For his part, Gov. David A. Paterson has been warning that unless real cuts were made to the budget here, New York would feel the pain California has gone through.  With word that New York's deficit has now climbed another $2.2 billion in just the course of one month to $16.2 billion, the Empire State has a better-than-average chance of going the way of California.

What could be the effect?

For starters, big spending cuts are expected, as are big tax hikes. But if the Democrats who now control the governor's office and the Legislature in New York make the wrong decisions in the days ahead as they lead up to adoption of a 2009 budget, the consequences could be long lasting.

Will they turn to "creative" borrowings to fund things today that won't be paid back for a generation? Will they implement one too many solutions derided as gimmicks that, when combined with the sour revenue numbers, lead Wall Street agencies to lower the state's credit rating -- further driving up borrowing costs for years go come?
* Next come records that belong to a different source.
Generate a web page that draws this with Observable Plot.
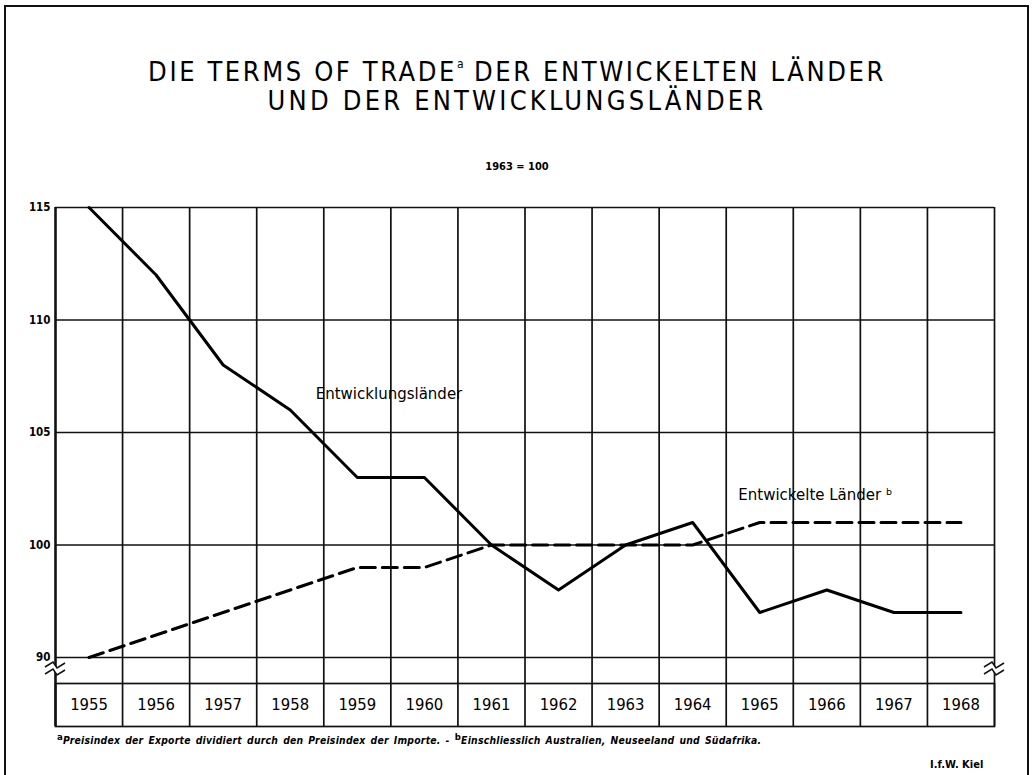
<!DOCTYPE html>
<html>
<head>
<meta charset="utf-8">
<script src="https://cdn.jsdelivr.net/npm/d3@7"></script>
<script src="https://cdn.jsdelivr.net/npm/@observablehq/plot@0.6"></script>
<style>
  html, body { margin: 0; padding: 0; background: #fff; }
  #page { position: relative; width: 1034px; height: 775px; overflow: hidden; background: #fff; font-family: "DejaVu Sans Condensed", "DejaVu Sans", sans-serif; color: #000; }
  #border { position: absolute; left: 4px; top: 5px; width: 1025px; height: 800px; border: 2px solid #111; box-sizing: border-box; }
  .title { position: absolute; left: 0; width: 1034px; text-align: center; font-size: 27px; font-weight: 300; letter-spacing: 2.6px; line-height: 29px; }
  .title .l2 { letter-spacing: 3.2px; }
  .title sup { font-size: 12px; vertical-align: 13px; line-height: 0; letter-spacing: 0; }
  #subtitle { position: absolute; left: 0; width: 1034px; top: 160px; text-align: center; font-size: 11px; font-weight: bold; }
  #foot { position: absolute; left: 57px; top: 734px; font-size: 10.3px; letter-spacing: 0.25px; word-spacing: 1.5px; font-style: italic; font-weight: bold; white-space: nowrap; }
  #foot sup { font-size: 9.5px; vertical-align: 4px; line-height: 0; font-style: normal; }
  #src { position: absolute; left: 930px; top: 758px; font-size: 11px; font-weight: bold; }
  .plot { position: absolute; left: 0; }
</style>
</head>
<body>
<div id="page">
  <div id="border"></div>
  <div class="title" style="top:57px">DIE TERMS OF TRADE<sup>a</sup> DER ENTWICKELTEN LÄNDER<br><span class="l2">UND DER ENTWICKLUNGSLÄNDER</span></div>
  <div id="subtitle">1963 = 100</div>
  <div id="foot"><sup>a</sup>Preisindex der Exporte dividiert durch den Preisindex der Importe. - <sup>b</sup>Einschliesslich Australien, Neuseeland und Südafrika.</div>
  <div id="src">I.f.W. Kiel</div>
</div>
<script>
// ---- data ----
const years = [1955, 1956, 1957, 1958, 1959, 1960, 1961, 1962, 1963, 1964, 1965, 1966, 1967, 1968];
const entwicklungslaender = [115, 112, 108, 106, 103, 103, 100, 98, 100, 101, 97, 98, 97, 97];
const entwickelteLaender = [95, 96, 97, 98, 99, 99, 100, 100, 100, 100, 101, 101, 101, 101];
const yTicks = [95, 100, 105, 110, 115];
const yTickLabels = ["90", "100", "105", "110", "115"];
const seriesNames = ["Entwicklungsländer", "Entwickelte Länder ᵇ"];

// ---- derived tables ----
const dev = years.map((y, i) => ({year: y, value: entwicklungslaender[i]}));
const ind = years.map((y, i) => ({year: y, value: entwickelteLaender[i]}));
const boundaries = [years[0] - 0.5, ...years.map(y => y + 0.5)];
const xDomain = [years[0] - 0.5, years[years.length - 1] + 0.5];

const W = 1034, ML = 55, MR = 40;
const font = "DejaVu Sans Condensed, DejaVu Sans, sans-serif";
const labelFont = "DejaVu Sans, sans-serif";

const plotA = Plot.plot({
  width: W, height: 470,
  marginLeft: ML, marginRight: MR, marginTop: 17, marginBottom: 3,
  x: {domain: xDomain, axis: null},
  y: {domain: [yTicks[0], yTicks[yTicks.length - 1]]},
  style: {fontFamily: font, background: "transparent", overflow: "visible"},
  marks: [
    Plot.ruleY(yTicks, {stroke: "#111", strokeWidth: 1.6}),
    Plot.ruleX(boundaries, {stroke: "#111", strokeWidth: (d, i) => (i === 0 ? 2.6 : 1.7)}),
    Plot.axisY(yTicks, {tickSize: 0, tickPadding: 5, fontSize: 11.5, fontWeight: "bold",
      tickFormat: d => yTickLabels[yTicks.indexOf(d)], label: null}),
    Plot.line(ind, {x: "year", y: "value", stroke: "#000", strokeWidth: 3, strokeDasharray: "15,7", strokeLinejoin: "round"}),
    Plot.line(dev, {x: "year", y: "value", stroke: "#000", strokeWidth: 3, strokeLinejoin: "round"}),
    Plot.text([seriesNames[0]], {x: 1958.38, y: 106.7, text: d => d, textAnchor: "start", fontSize: 15, fontFamily: labelFont, fill: "#000", letterSpacing: 0.4}),
    Plot.text([seriesNames[1]], {x: 1964.68, y: 102.2, text: d => d, textAnchor: "start", fontSize: 15, fontFamily: labelFont, fill: "#000", letterSpacing: 0.6})
  ]
});
plotA.classList.add("plot");
plotA.style.top = "190px";
document.getElementById("page").appendChild(plotA);

const plotB = Plot.plot({
  width: W, height: 72,
  marginLeft: ML, marginRight: MR, marginTop: 26, marginBottom: 3,
  x: {domain: xDomain, axis: null},
  style: {fontFamily: font, background: "transparent", overflow: "visible"},
  marks: [
    Plot.frame({stroke: "#111", strokeWidth: 1.7}),
    Plot.ruleX(boundaries, {stroke: "#111", strokeWidth: (d, i) => (i === 0 ? 2.6 : 1.7), insetTop: -26}),
    Plot.text(years, {x: d => d, text: d => String(d), frameAnchor: "middle", fontSize: 16.5, fill: "#000"})
  ]
});
plotB.classList.add("plot");
plotB.style.top = "657px";
document.getElementById("page").appendChild(plotB);

// axis-break symbols (decoration) on the left and right frame edges
const sB = d3.select(plotB);
function brk(x0) {
  const g = sB.append("g");
  g.append("polygon")
    .attr("points", `${x0-9},${9} ${x0-2},${5} ${x0+2},${11} ${x0+9},${7} ${x0+9},${14} ${x0+2},${18} ${x0-2},${12} ${x0-9},${16}`)
    .attr("fill", "#fff");
  const z = (dy) => `M${x0-10},${10+dy} L${x0-2},${5+dy} L${x0+2},${11+dy} L${x0+10},${6+dy}`;
  g.append("path").attr("d", z(0)).attr("fill", "none").attr("stroke", "#111").attr("stroke-width", 1.5);
  g.append("path").attr("d", z(7)).attr("fill", "none").attr("stroke", "#111").attr("stroke-width", 1.5);
}
brk(ML);
brk(W - MR);
</script>
</body>
</html>
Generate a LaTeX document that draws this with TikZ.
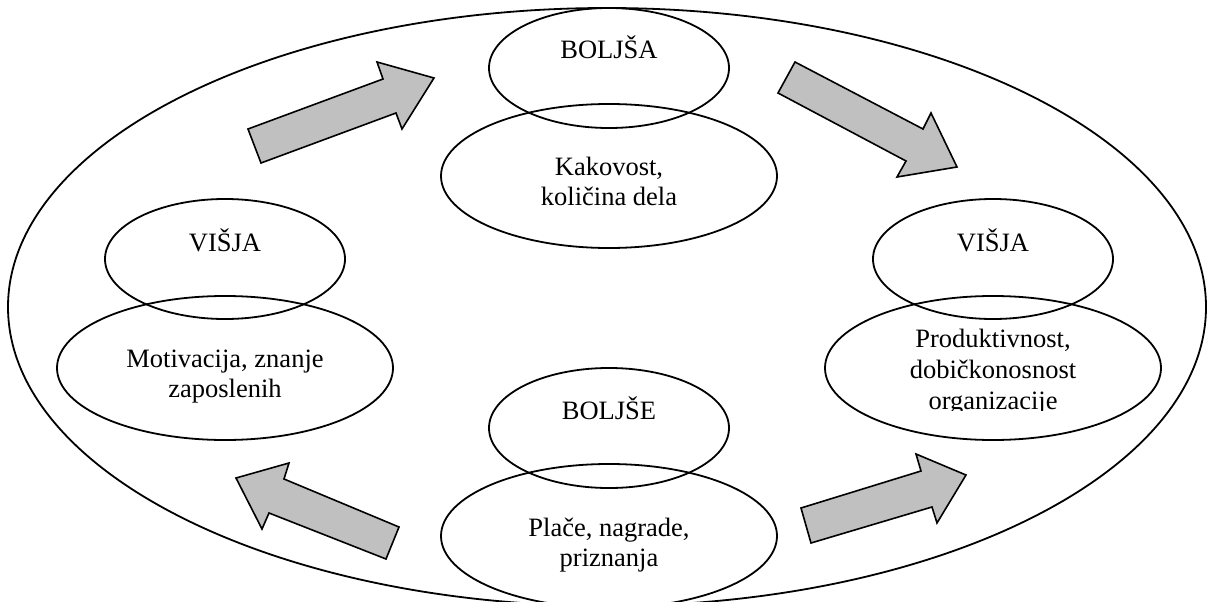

Will real reforms be instituted -- such as combining government functions to reduce duplication?

Frustrated rank-and-file lawmakers privately fear Paterson and legislative leaders are on the verge of missing real opportunities to take advantage of the fiscal crisis to end some of the much-criticized ways Albany spends and taxes.

"It's the worst I've ever seen it here," one lawmaker said Tuesday. But, will it be even worse after the budget is adopted?